My wife is recovering from an operation and the cats sense a problem and act differently. They are not expressive like dogs but they are affected more than we think.

Our dog used to react when she heard my Dad's car on the street (ears up, tail wagging). About 8 minutes later, he would reach the door of the house.


----------



## Belguy (May 24, 2010)

Oh, Spidey, I just came across your thread and I am so sorry to hear about the loss of your friend. My thoughts are with you and your family at this difficult time. It was five months ago today that I was going through what you are now and yes, it does get easier but you will never, ever forget your friend and the more that you loved her, the longer it will be for you to get over her. I still talk to Tara quite frequently to tell her that I love her as I did when she was alive. After I had her put down, I put all of her things out of sight and couldn't even bring myself to look at her pictures. However, after a couple of weeks, her pictures became a comfort to me and helped me to recall all of the happy times which we spent together.
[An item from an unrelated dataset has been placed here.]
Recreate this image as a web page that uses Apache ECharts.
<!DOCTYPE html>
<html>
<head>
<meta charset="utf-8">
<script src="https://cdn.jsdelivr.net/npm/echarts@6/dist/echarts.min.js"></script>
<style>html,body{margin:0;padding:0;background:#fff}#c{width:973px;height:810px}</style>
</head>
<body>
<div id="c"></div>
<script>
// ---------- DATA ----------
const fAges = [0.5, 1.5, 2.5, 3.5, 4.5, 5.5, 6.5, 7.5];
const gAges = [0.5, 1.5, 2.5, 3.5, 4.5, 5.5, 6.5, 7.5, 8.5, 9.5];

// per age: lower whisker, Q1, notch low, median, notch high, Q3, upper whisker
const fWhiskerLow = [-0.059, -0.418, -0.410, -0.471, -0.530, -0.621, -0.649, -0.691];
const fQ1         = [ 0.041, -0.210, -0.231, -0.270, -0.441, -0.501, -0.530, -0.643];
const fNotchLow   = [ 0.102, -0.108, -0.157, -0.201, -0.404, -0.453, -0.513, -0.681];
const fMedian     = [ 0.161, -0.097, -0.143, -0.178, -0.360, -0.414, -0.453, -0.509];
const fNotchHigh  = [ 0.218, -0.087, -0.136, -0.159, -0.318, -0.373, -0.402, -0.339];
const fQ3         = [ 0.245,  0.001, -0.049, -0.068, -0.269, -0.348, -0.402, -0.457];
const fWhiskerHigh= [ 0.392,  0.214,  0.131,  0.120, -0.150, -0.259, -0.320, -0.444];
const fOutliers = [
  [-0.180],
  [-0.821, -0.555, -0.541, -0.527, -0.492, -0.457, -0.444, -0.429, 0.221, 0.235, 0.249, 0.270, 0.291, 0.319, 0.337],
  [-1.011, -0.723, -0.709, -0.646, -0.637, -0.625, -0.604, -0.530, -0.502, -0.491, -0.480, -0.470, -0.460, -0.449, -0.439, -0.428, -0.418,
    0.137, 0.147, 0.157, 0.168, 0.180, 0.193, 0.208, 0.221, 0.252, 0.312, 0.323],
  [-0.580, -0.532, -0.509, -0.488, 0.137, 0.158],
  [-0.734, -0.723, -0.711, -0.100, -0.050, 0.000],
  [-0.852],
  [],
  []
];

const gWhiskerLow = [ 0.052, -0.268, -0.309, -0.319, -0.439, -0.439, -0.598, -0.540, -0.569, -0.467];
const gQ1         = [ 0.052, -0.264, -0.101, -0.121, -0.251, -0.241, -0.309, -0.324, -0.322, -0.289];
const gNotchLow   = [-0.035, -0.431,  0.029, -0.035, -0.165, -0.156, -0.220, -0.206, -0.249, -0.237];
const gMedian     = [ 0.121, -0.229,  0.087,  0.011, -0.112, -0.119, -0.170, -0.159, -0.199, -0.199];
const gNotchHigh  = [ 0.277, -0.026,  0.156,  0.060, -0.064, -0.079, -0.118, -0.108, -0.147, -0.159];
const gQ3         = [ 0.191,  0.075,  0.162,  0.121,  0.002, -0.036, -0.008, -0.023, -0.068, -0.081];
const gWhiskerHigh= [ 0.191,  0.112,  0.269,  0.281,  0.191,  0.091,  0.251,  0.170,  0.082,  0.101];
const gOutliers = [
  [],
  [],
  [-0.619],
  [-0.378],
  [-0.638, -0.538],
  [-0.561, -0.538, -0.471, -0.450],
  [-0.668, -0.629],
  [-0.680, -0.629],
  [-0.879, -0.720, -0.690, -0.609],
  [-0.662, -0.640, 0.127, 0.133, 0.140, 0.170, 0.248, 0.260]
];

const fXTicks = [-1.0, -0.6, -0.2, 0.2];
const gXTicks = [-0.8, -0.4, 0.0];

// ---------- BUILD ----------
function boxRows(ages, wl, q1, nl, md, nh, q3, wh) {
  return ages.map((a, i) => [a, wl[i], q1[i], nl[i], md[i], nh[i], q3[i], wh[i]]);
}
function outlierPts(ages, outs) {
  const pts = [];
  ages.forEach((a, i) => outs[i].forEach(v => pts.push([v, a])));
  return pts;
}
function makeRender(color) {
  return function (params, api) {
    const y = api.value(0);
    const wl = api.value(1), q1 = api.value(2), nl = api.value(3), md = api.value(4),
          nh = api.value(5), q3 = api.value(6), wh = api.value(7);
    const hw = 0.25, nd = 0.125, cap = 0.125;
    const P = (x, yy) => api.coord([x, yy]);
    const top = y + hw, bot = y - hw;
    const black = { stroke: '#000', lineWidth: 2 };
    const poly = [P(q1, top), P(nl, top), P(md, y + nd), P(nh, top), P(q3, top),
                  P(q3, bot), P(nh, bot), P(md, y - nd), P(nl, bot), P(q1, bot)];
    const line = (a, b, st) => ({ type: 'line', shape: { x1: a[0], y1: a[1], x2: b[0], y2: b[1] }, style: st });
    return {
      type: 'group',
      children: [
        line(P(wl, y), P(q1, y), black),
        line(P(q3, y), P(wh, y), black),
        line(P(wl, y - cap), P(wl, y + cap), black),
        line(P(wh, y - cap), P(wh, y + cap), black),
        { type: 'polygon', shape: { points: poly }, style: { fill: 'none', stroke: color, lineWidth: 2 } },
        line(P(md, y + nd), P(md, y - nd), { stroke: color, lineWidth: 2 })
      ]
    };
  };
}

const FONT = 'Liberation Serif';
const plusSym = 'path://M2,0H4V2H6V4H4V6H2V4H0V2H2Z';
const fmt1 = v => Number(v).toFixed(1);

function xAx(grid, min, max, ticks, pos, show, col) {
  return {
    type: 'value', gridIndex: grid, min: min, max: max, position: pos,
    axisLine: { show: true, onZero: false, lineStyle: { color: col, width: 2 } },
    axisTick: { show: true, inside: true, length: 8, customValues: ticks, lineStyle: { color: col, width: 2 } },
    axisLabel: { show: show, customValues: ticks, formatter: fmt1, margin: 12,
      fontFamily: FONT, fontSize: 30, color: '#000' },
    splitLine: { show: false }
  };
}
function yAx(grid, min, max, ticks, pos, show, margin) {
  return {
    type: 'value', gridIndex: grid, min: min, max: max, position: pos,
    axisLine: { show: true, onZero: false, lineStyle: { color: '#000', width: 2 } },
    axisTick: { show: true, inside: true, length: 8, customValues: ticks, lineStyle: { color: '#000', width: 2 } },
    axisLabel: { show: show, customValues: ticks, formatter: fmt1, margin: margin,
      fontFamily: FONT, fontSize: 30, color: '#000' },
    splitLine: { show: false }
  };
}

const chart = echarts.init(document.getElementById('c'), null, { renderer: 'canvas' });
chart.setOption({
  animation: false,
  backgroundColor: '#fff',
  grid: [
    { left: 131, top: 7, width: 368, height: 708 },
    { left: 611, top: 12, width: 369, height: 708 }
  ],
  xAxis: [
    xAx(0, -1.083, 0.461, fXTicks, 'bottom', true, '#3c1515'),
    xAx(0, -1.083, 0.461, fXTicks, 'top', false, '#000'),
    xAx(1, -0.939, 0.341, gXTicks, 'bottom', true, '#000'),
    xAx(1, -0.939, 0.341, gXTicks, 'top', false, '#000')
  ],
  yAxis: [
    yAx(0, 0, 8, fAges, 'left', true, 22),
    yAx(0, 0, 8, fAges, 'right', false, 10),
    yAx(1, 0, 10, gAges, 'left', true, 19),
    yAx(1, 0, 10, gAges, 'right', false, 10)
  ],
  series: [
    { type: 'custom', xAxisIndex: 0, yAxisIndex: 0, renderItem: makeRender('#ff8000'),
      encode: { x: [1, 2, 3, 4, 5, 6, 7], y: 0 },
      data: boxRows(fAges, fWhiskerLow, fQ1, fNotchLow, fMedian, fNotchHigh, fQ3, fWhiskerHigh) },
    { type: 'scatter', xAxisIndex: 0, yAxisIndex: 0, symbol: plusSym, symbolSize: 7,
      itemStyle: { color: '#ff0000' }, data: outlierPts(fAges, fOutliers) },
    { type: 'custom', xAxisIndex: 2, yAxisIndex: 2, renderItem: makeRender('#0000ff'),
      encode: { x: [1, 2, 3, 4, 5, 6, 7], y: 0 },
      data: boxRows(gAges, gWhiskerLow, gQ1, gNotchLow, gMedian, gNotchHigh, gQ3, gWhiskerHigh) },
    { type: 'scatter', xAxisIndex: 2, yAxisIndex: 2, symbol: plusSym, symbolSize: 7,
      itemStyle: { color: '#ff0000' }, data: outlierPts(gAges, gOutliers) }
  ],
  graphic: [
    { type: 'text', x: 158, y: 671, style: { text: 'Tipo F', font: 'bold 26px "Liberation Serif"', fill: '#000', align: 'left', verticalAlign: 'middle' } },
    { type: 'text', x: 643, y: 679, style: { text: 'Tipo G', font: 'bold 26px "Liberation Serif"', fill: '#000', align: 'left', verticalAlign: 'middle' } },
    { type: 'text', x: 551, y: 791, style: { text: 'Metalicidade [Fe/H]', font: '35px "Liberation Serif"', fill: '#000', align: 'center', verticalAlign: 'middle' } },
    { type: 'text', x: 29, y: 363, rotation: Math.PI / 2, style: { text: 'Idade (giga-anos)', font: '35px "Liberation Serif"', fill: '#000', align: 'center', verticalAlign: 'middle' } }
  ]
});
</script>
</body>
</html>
I have a small shrine in the living room where her bed used to be with her picture and her favourite toy alongside her urn which I find helps to keep her near but everyone is different in how they grieve and what comforts them. There are also some books out there including 'Saying Good-bye to the Pet You Love' by Lorri Greene and Jacquelyn Landis, 'Goodbye Friend' by Gary Kowalski, 'I Will See You in Heaven' by Friar Jack Wintz and many others which you can source from Amazon should you be interested. Did you see the Sun Media cartoon by Donato when their founder Peter Worthington passed away? It showed Peter in heaven surrounded by all of the dogs that he had in his life with the caption 'the long wait is over'. I was so touched when I saw that in the paper. Dogs are such noble animals and no wonder that they are called man's best friend. Believe me when I tell you, Spidey, that time does lesson the pain and you tend to think more about the things that you did together with your pet and the good times that you had together. You sound like you would have made a wonderful pet owner and I'm sure that you gave your dog a terrific life with a good family. When Tara passed away, I really questioned whether the good times were worth the terrible grief that you feel at the time but now I know that those good times were priceless. You have your family to give you strength at a time like this and you will always have wonderful memories of your beloved pet. Please accept my sympathy and kind thoughts. I will say a prayer for you tonight. Take good care of yourself and try, as much as possible, to continue with your normal routine.

Goodnight, Tara. I love you.

Sincerely,

Ron (Belguy)

P.S. Let's face it, sometimes life just really sucks!!


----------



## Spidey (May 11, 2009)

Great advice. I also found it necessary to remove the dog bed and dishes; although my daughters seem to find the space empty now. My girls wanted to bury her at home and we made a little garden in the back yard with some nice plants. We have some of Mocha's photos on the fireplace mantle which helps us remember the good times with her. Thank you Belguy and I that hope everything is going well for you and that some of the sadness is being replaced by the happier memories.


----------



## My Own Advisor (Sep 24, 2012)

My sincere condolences for your loss Spidey. Pets are truly part of the family.


----------